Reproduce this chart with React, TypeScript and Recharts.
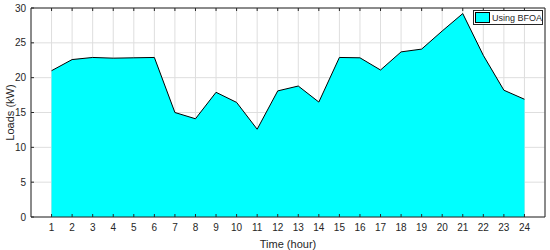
import { ComposedChart, Area, XAxis, YAxis, CartesianGrid, Legend } from 'recharts';

const hours = [1, 2, 3, 4, 5, 6, 7, 8, 9, 10, 11, 12, 13, 14, 15, 16, 17, 18, 19, 20, 21, 22, 23, 24];
const loadsBFOA = [21.0, 22.6, 22.9, 22.8, 22.85, 22.9, 15.0, 14.1, 17.9, 16.45, 12.6, 18.1, 18.8, 16.5, 22.9, 22.85, 21.1, 23.7, 24.1, 26.7, 29.2, 23.2, 18.2, 16.9];
const xTicks = hours;
const yTicks = [0, 5, 10, 15, 20, 25, 30];

const data = hours.map((h, i) => ({ hour: h, load: loadsBFOA[i] }));

const FONT = '"Liberation Sans", Arial, Helvetica, sans-serif';
const INK = '#262626';
const TICK_LEN = 3;
const X_MARGIN = 6;
const Y_MARGIN = 5;

const BottomTick = ({ x, y, payload }: any) => (
    <g>
        <line x1={x} x2={x} y1={y - X_MARGIN} y2={y - X_MARGIN - TICK_LEN} stroke={INK} strokeWidth={1} />
        <text x={x} y={y} dy="0.75em" textAnchor="middle" fill={INK} fontSize={10} fontFamily={FONT}>
            {payload.value}
        </text>
    </g>
);

const LeftTick = ({ x, y, payload }: any) => (
    <g>
        <line x1={x + Y_MARGIN} x2={x + Y_MARGIN + TICK_LEN} y1={y} y2={y} stroke={INK} strokeWidth={1} />
        <text x={x} y={y} dy="0.36em" textAnchor="end" fill={INK} fontSize={10} fontFamily={FONT}>
            {payload.value}
        </text>
    </g>
);

const TopTick = ({ x, y }: any) => (
    <line x1={x} x2={x} y1={y} y2={y + TICK_LEN} stroke={INK} strokeWidth={1} />
);

const RightTick = ({ x, y }: any) => (
    <line x1={x} x2={x - TICK_LEN} y1={y} y2={y} stroke={INK} strokeWidth={1} />
);

const YLabel = ({ viewBox }: any) => {
    const cx = viewBox.x + 10;
    const cy = viewBox.y + viewBox.height / 2;
    return (
        <text x={cx} y={cy} transform={`rotate(-90, ${cx}, ${cy})`} textAnchor="middle" dominantBaseline="central" fill={INK} fontSize={11} fontFamily={FONT}>
            Loads (kW)
        </text>
    );
};

const LegendBox = () => (
    <div style={{ display: 'flex', alignItems: 'center', background: '#fff', border: `1px solid ${INK}`, height: 15, width: 70, padding: '0 1px', fontFamily: FONT, fontSize: 9, color: INK, boxSizing: 'border-box', whiteSpace: 'nowrap' }}>
        <span style={{ display: 'inline-block', width: 13, height: 9, background: '#00FFFF', border: '1px solid #000', marginRight: 2, flexShrink: 0 }} />
        <span>Using BFOA</span>
    </div>
);

const App = () => {
    return (
        <div style={{ position: 'absolute', left: 0, top: 0, width: 550, height: 250, background: '#fff' }}>
            <ComposedChart width={550} height={250} data={data} margin={{ top: 7, right: 4, bottom: 0, left: 0 }}>
                <CartesianGrid stroke="#dedede" strokeWidth={1} />
                <XAxis
                    dataKey="hour"
                    type="number"
                    domain={[0, 25]}
                    ticks={xTicks}
                    interval={0}
                    height={33}
                    tickSize={0}
                    tickMargin={X_MARGIN}
                    tick={<BottomTick />}
                    axisLine={{ stroke: INK }}
                    label={{ value: 'Time (hour)', position: 'insideBottom', offset: 2, fill: INK, fontSize: 11, fontFamily: FONT }}
                />
                <XAxis
                    xAxisId="top"
                    orientation="top"
                    dataKey="hour"
                    type="number"
                    domain={[0, 25]}
                    ticks={xTicks}
                    interval={0}
                    height={1}
                    tickSize={0}
                    tickMargin={0}
                    tick={<TopTick />}
                    axisLine={{ stroke: INK }}
                />
                <YAxis
                    type="number"
                    domain={[0, 30]}
                    ticks={yTicks}
                    interval={0}
                    width={31}
                    tickSize={0}
                    tickMargin={Y_MARGIN}
                    tick={<LeftTick />}
                    axisLine={{ stroke: INK }}
                    label={<YLabel />}
                />
                <YAxis
                    yAxisId="right"
                    orientation="right"
                    type="number"
                    domain={[0, 30]}
                    ticks={yTicks}
                    interval={0}
                    width={1}
                    tickSize={0}
                    tickMargin={0}
                    tick={<RightTick />}
                    axisLine={{ stroke: INK }}
                />
                <Area
                    type="linear"
                    dataKey="load"
                    name="Using BFOA"
                    stroke="#000"
                    strokeWidth={1}
                    fill="#00FFFF"
                    fillOpacity={1}
                    isAnimationActive={false}
                />
                <Legend
                    layout="horizontal"
                    align="center"
                    verticalAlign="middle"
                    wrapperStyle={{ top: 10, left: 473, width: 70 }}
                    content={<LegendBox />}
                />
            </ComposedChart>
        </div>
    );
};

export default App;
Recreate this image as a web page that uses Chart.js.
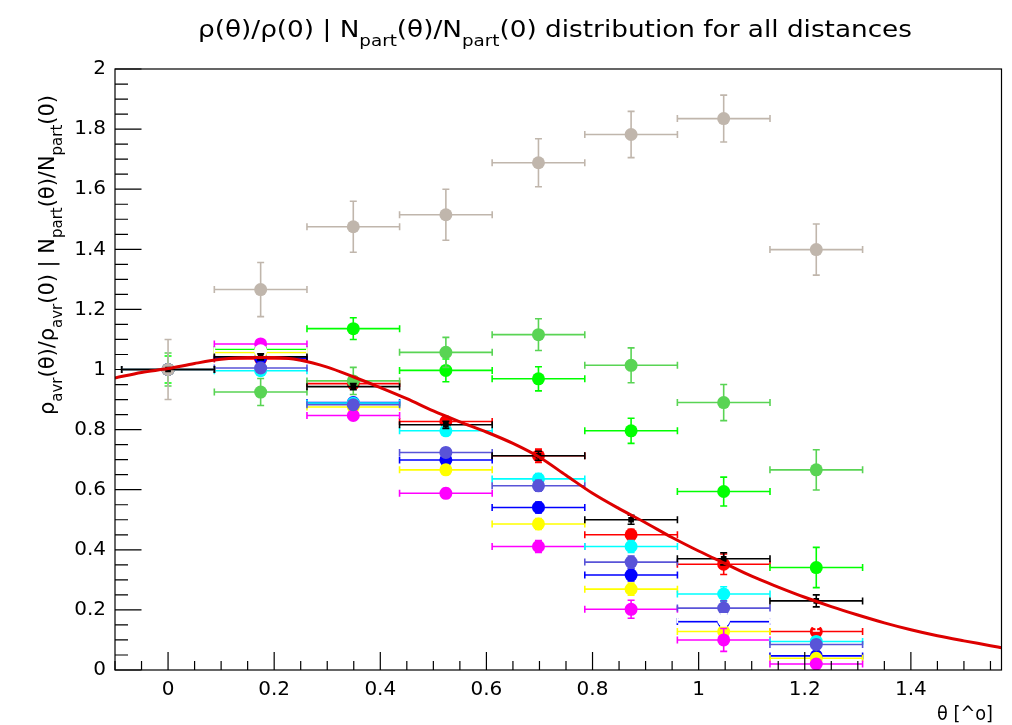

....

**Short problem:**
Extract, word for word, each line from the top of the data down to and including the line with "const yTicks = [0, 5, 10, 15, 20, 25, 30];"; skip the pictures.

**Solution below:**
Reproduce this chart with React, TypeScript and Recharts.
import { ComposedChart, Area, XAxis, YAxis, CartesianGrid, Legend } from 'recharts';

const hours = [1, 2, 3, 4, 5, 6, 7, 8, 9, 10, 11, 12, 13, 14, 15, 16, 17, 18, 19, 20, 21, 22, 23, 24];
const loadsBFOA = [21.0, 22.6, 22.9, 22.8, 22.85, 22.9, 15.0, 14.1, 17.9, 16.45, 12.6, 18.1, 18.8, 16.5, 22.9, 22.85, 21.1, 23.7, 24.1, 26.7, 29.2, 23.2, 18.2, 16.9];
const xTicks = hours;
const yTicks = [0, 5, 10, 15, 20, 25, 30];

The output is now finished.